The judge said the court’s March 31st judgment meant the duty of the State to enact legislation to expand the franchise applied from the date of delivery of the judgment and was unaffected by any question of suspension.
However, he said, it was clear the court has, in rare cases, a jurisdiction to defer, postpone or suspend a declaration of constitutional invalidity in circumstances where an immediate declaration would “imperil the rule of law and remove the possibility of the invalidity being capable of being remedied”.
He said this was one such case as an immediate declaration would give rise to a real possibility that curative legislation may not be capable of being enacted before the Dáil is dissolved and a Seanad election called, with the consequent inability to elect an Oireachtas consistent with the Constitution and rendering it incapable of enacting legislation.

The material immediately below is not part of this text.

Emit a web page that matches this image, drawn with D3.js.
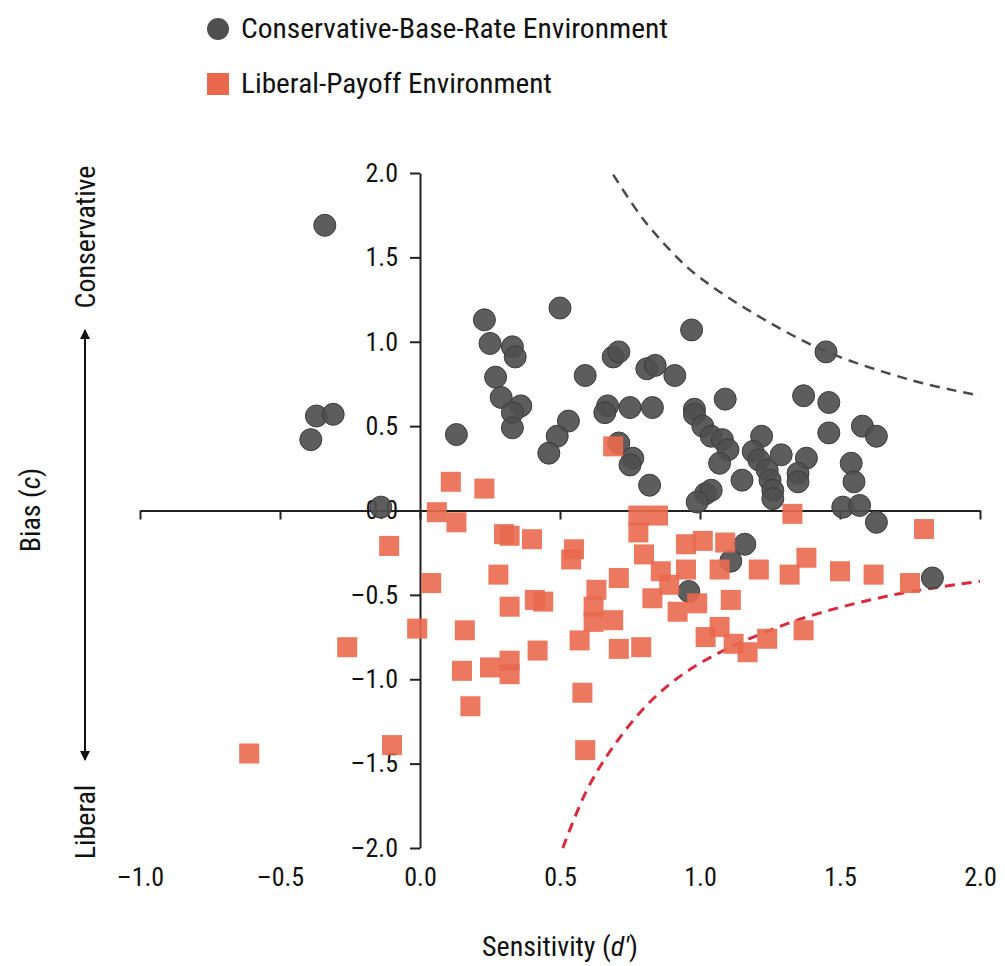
<!DOCTYPE html>
<html>
<head>
<meta charset="utf-8">
<script src="https://cdn.jsdelivr.net/npm/d3@7"></script>
<style>
  html, body { margin: 0; padding: 0; background: #fff; }
  svg text { font-family: "Liberation Sans Narrow", "Roboto Condensed", "Liberation Sans", Arial, sans-serif; fill: #111; }
</style>
</head>
<body>
<div id="chart"></div>
<script>
// legend labels
var seriesNames = ["Conservative-Base-Rate Environment", "Liberal-Payoff Environment"];

// [sensitivity d', bias c] per participant
var conservative = [
    [-0.34, 1.69], [-0.37, 0.56], [-0.31, 0.57], [-0.39, 0.42], [-0.14, 0.02],
    [0.50, 1.20], [0.23, 1.13], [0.25, 0.99], [0.33, 0.97], [0.34, 0.91], [0.27, 0.79],
    [0.29, 0.67], [0.36, 0.62], [0.33, 0.58], [0.33, 0.49], [0.13, 0.45], [0.53, 0.53],
    [0.49, 0.44], [0.46, 0.34], [0.59, 0.80], [0.69, 0.91], [0.71, 0.94], [0.81, 0.84],
    [0.84, 0.86], [0.67, 0.62], [0.66, 0.58], [0.75, 0.61], [0.83, 0.61], [0.71, 0.40],
    [0.76, 0.31], [0.75, 0.27], [0.82, 0.15],
    [0.97, 1.07], [1.45, 0.94], [0.91, 0.80], [1.09, 0.66], [1.37, 0.68], [1.46, 0.64],
    [1.46, 0.46], [1.58, 0.50], [1.63, 0.44], [0.98, 0.60], [0.98, 0.57], [1.01, 0.50],
    [1.04, 0.44], [1.08, 0.42], [1.10, 0.36], [1.07, 0.28], [1.15, 0.18], [1.22, 0.44],
    [1.19, 0.35], [1.21, 0.30], [1.24, 0.24], [1.25, 0.18], [1.26, 0.12], [1.26, 0.07],
    [1.29, 0.33], [1.38, 0.31], [1.35, 0.22], [1.35, 0.17], [1.54, 0.28], [1.55, 0.17],
    [1.51, 0.02], [1.57, 0.03], [1.63, -0.07], [1.02, 0.10], [1.04, 0.12], [0.99, 0.05],
    [1.16, -0.20], [1.11, -0.30], [0.96, -0.48], [1.83, -0.40]
];

var liberal = [
    [-0.11, -0.21], [0.04, -0.43], [-0.01, -0.70], [-0.26, -0.81], [-0.10, -1.39], [-0.61, -1.44],
    [0.11, 0.17], [0.23, 0.13], [0.06, -0.01], [0.13, -0.07], [0.69, 0.38],
    [0.30, -0.14], [0.32, -0.15], [0.40, -0.17], [0.55, -0.23], [0.54, -0.29], [0.28, -0.38],
    [0.32, -0.57], [0.41, -0.53], [0.44, -0.54], [0.16, -0.71], [0.15, -0.95], [0.18, -1.16],
    [0.25, -0.93], [0.32, -0.89], [0.32, -0.97], [0.42, -0.83], [0.57, -0.77], [0.58, -1.08],
    [0.59, -1.42], [0.63, -0.47], [0.62, -0.57], [0.62, -0.66], [0.69, -0.65], [0.71, -0.40],
    [0.71, -0.82], [0.79, -0.81], [0.78, -0.03], [0.85, -0.03], [0.78, -0.13], [0.80, -0.26],
    [0.86, -0.36], [0.83, -0.52], [0.89, -0.44], [0.92, -0.60], [0.95, -0.20], [0.95, -0.35],
    [1.33, -0.02], [1.80, -0.11], [1.01, -0.18], [1.09, -0.19], [1.07, -0.35], [1.21, -0.35],
    [1.38, -0.28], [1.32, -0.38], [1.50, -0.36], [1.62, -0.38], [1.75, -0.43], [0.99, -0.55],
    [1.11, -0.53], [1.07, -0.69], [1.02, -0.75], [1.12, -0.79], [1.17, -0.84], [1.24, -0.76],
    [1.37, -0.71]
];

// dashed boundary curves
var upperCurve = [[0.69, 1.99], [0.80, 1.72], [0.93, 1.48], [1.0, 1.38], [1.17, 1.19], [1.44, 0.95], [1.76, 0.77], [2.0, 0.68]];
var lowerCurve = [[0.51, -2.0], [0.595, -1.66], [0.69, -1.40], [0.83, -1.12], [1.0, -0.905], [1.33, -0.66], [1.69, -0.50], [2.0, -0.42]];

var xTicks = [-1.0, -0.5, 0.0, 0.5, 1.0, 1.5, 2.0];
var yTicks = [-2.0, -1.5, -1.0, -0.5, 0.0, 0.5, 1.0, 1.5, 2.0];

var width = 1005, height = 966;
var grey = "#4f4f4f", orange = "#e9694e";

var svg = d3.select("#chart").append("svg")
    .attr("width", width)
    .attr("height", height);

var x = d3.scaleLinear().domain([-1, 2]).range([140, 980]);
var y = d3.scaleLinear().domain([-2, 2]).range([848, 173]);
var fmt = function(v) { return d3.format(".1f")(v).replace("−", "–").replace("-", "–"); };

// x axis through c = 0, ticks hanging down
svg.append("g")
    .attr("transform", "translate(0," + y(0) + ")")
    .call(d3.axisBottom(x).tickValues(xTicks).tickSize(9).tickSizeOuter(0).tickFormat(""))
    .call(function(g) {
        g.select(".domain").attr("stroke", "#222").attr("stroke-width", 2);
        g.selectAll(".tick line").attr("stroke", "#222").attr("stroke-width", 2);
    });

// x tick labels sit at the bottom of the plot
svg.append("g")
    .attr("transform", "translate(0,862)")
    .call(d3.axisBottom(x).tickValues(xTicks).tickSize(0).tickPadding(6).tickFormat(fmt))
    .call(function(g) {
        g.select(".domain").remove();
        g.selectAll("text").attr("font-size", 26).style("fill", "#111");
    });

// y axis through d' = 0
svg.append("g")
    .attr("transform", "translate(" + x(0) + ",0)")
    .call(d3.axisLeft(y).tickValues(yTicks).tickSize(10).tickSizeOuter(0).tickPadding(12).tickFormat(fmt))
    .call(function(g) {
        g.select(".domain").attr("stroke", "#222").attr("stroke-width", 2);
        g.selectAll(".tick line").attr("stroke", "#222").attr("stroke-width", 2);
        g.selectAll("text").attr("font-size", 26).style("fill", "#111");
    });

// dashed curves
var line = d3.line()
    .x(function(d) { return x(d[0]); })
    .y(function(d) { return y(d[1]); })
    .curve(d3.curveCatmullRom.alpha(0.5));

svg.append("path")
    .datum(upperCurve)
    .attr("d", line)
    .attr("fill", "none")
    .attr("stroke", "#4a4a4a")
    .attr("stroke-width", 2.5)
    .attr("stroke-dasharray", "10,7");

svg.append("path")
    .datum(lowerCurve)
    .attr("d", line)
    .attr("fill", "none")
    .attr("stroke", "#d92a3e")
    .attr("stroke-width", 3)
    .attr("stroke-dasharray", "10,7");

// points
svg.selectAll(".dot")
    .data(conservative)
    .enter().append("circle")
    .attr("class", "dot")
    .attr("cx", function(d) { return x(d[0]); })
    .attr("cy", function(d) { return y(d[1]); })
    .attr("r", 11)
    .attr("fill", grey)
    .attr("fill-opacity", 0.92)
    .attr("stroke", "#3c3c3c")
    .attr("stroke-width", 1);

var sq = 20;
svg.selectAll(".sq")
    .data(liberal)
    .enter().append("rect")
    .attr("class", "sq")
    .attr("x", function(d) { return x(d[0]) - sq / 2; })
    .attr("y", function(d) { return y(d[1]) - sq / 2; })
    .attr("width", sq)
    .attr("height", sq)
    .attr("fill", orange)
    .attr("fill-opacity", 0.9);

// legend
var legend = svg.append("g");
legend.append("circle")
    .attr("cx", 218).attr("cy", 29).attr("r", 11)
    .attr("fill", grey);
legend.append("rect")
    .attr("x", 207).attr("y", 73).attr("width", 22).attr("height", 22)
    .attr("fill", orange);
legend.append("text")
    .attr("x", 241).attr("y", 38)
    .attr("font-size", 28)
    .attr("textLength", 427).attr("lengthAdjust", "spacingAndGlyphs")
    .text(seriesNames[0]);
legend.append("text")
    .attr("x", 241).attr("y", 93)
    .attr("font-size", 28)
    .attr("textLength", 311).attr("lengthAdjust", "spacingAndGlyphs")
    .text(seriesNames[1]);

// axis titles
var xt = svg.append("text")
    .attr("x", 560).attr("y", 956)
    .attr("text-anchor", "middle")
    .attr("font-size", 28);
xt.append("tspan").text("Sensitivity (");
xt.append("tspan").attr("font-style", "italic").text("d′");
xt.append("tspan").text(")");

var yt = svg.append("text")
    .attr("transform", "translate(30,510) rotate(-90)")
    .attr("text-anchor", "middle")
    .attr("dy", "0.35em")
    .attr("font-size", 28);
yt.append("tspan").text("Bias (");
yt.append("tspan").attr("font-style", "italic").text("c");
yt.append("tspan").text(")");

svg.append("text")
    .attr("transform", "translate(85,237) rotate(-90)")
    .attr("text-anchor", "middle")
    .attr("dy", "0.35em")
    .attr("font-size", 28)
    .text("Conservative");

svg.append("text")
    .attr("transform", "translate(85,822) rotate(-90)")
    .attr("text-anchor", "middle")
    .attr("dy", "0.35em")
    .attr("font-size", 28)
    .text("Liberal");

// double-headed arrow
var defs = svg.append("defs");
defs.append("marker")
    .attr("id", "arrow")
    .attr("viewBox", "0 0 10 10")
    .attr("refX", 9).attr("refY", 5)
    .attr("markerWidth", 5).attr("markerHeight", 5)
    .attr("markerUnits", "strokeWidth")
    .attr("orient", "auto-start-reverse")
    .append("path")
    .attr("d", "M0,0 L10,5 L0,10 z")
    .attr("fill", "#111");

svg.append("line")
    .attr("x1", 85).attr("y1", 330)
    .attr("x2", 85).attr("y2", 760)
    .attr("stroke", "#111")
    .attr("stroke-width", 2)
    .attr("marker-start", "url(#arrow)")
    .attr("marker-end", "url(#arrow)");
</script>
</body>
</html>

Mr Heneghan, who claimed the State’s failure to facilitate his registration as an elector was unlawful and unconstitutional, lost his action when it was heard before a three-judge divisional High Court. That court made no order as to the costs of that case which meant both sides paid their own costs.
The Supreme Court on Wednesday was told the State side had agreed to pay the costs of the Supreme Court appeal up until March 31st when the decision was given but opposed the Heneghan side’s application for costs. The State also said the High Court costs order should also stand.
The Chief Justice said that in light of this, the court would invite short written submissions from the parties on costs and would then decide whether an oral hearing was necessary.